With Hinduisation the body itself was no longer laid whole in the ground. It was burned by Hindu rite, and only the ashes and bone were carried up to Charaideo to lie beneath the mound. By tradition Rudra Singha's own remains went east this way after his cremation. The change was in the rite, not in the chamber that received it. The brick burial vault was by his reign no novelty. The oldest chambers had been built of solid wood, of poles and beams heaped over with earth, but from the time of Gadadhar Singha and the kings who followed him the dressed-brick and stone vault had already replaced that older timber one. What was new under the mound in Rudra Singha’s day was not the brick but the rite. The king was interred not as a body laid down whole with his world but as a handful of ash. The mound endured. What it covered had changed, from a buried king to the ashes of one.

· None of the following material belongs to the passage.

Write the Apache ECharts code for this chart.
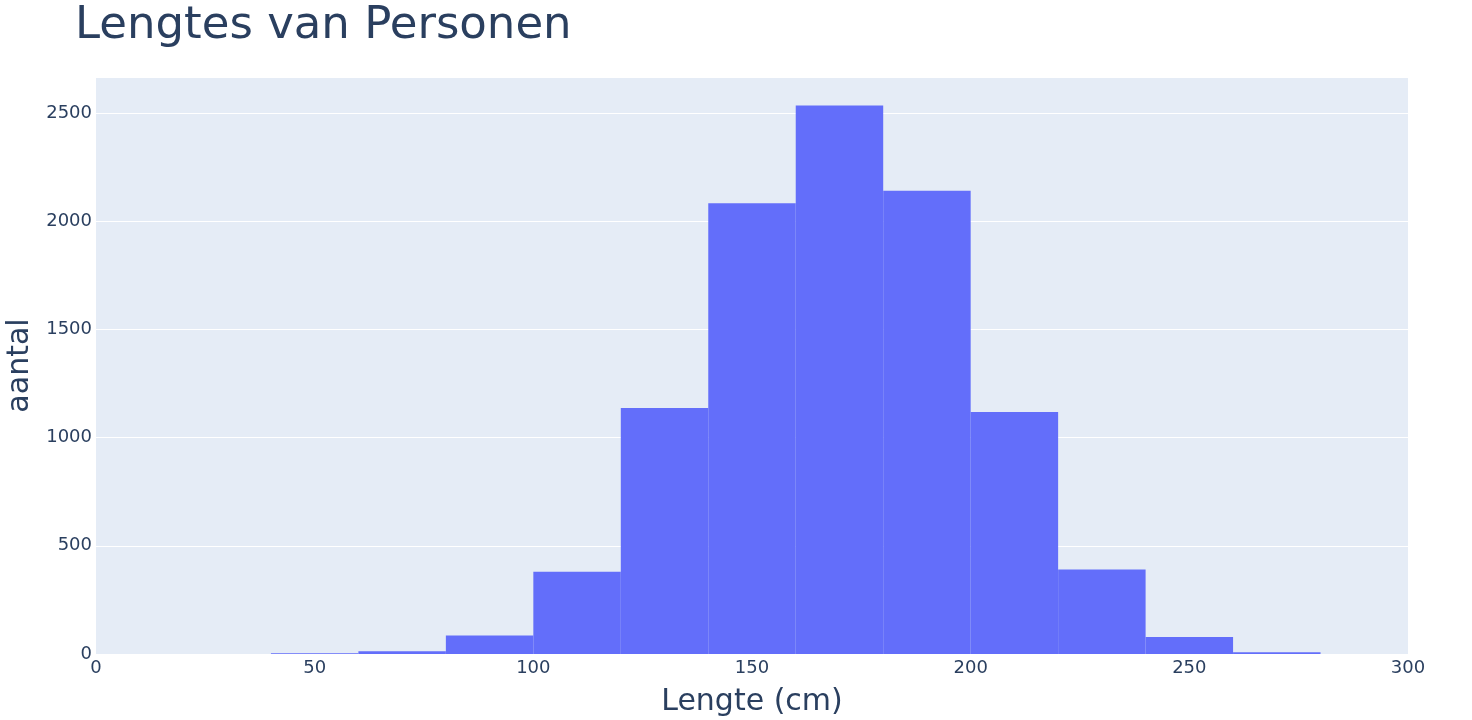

The grass-covered hills of Charaideo still hold both kinds of king. There are the older ones, laid down whole with their world, and the later ones, burned and gathered into a handful of ash. They sit together now under one World Heritage name. It is the longest argument in stone and earth that the valley keeps about how a Tai people who came over the mountains slowly became something else, while never quite letting go of the custom that had carried their kings into the dark. If the burial rite was the first faith of the Ahoms, the mounds are its last, unanswerable witnesses. The building of a single royal mound is set down in the Changrung Phukan's records, the state accounts of construction, as a vast labour of brick and earth. They were raising not tombs so much as the memory of gods.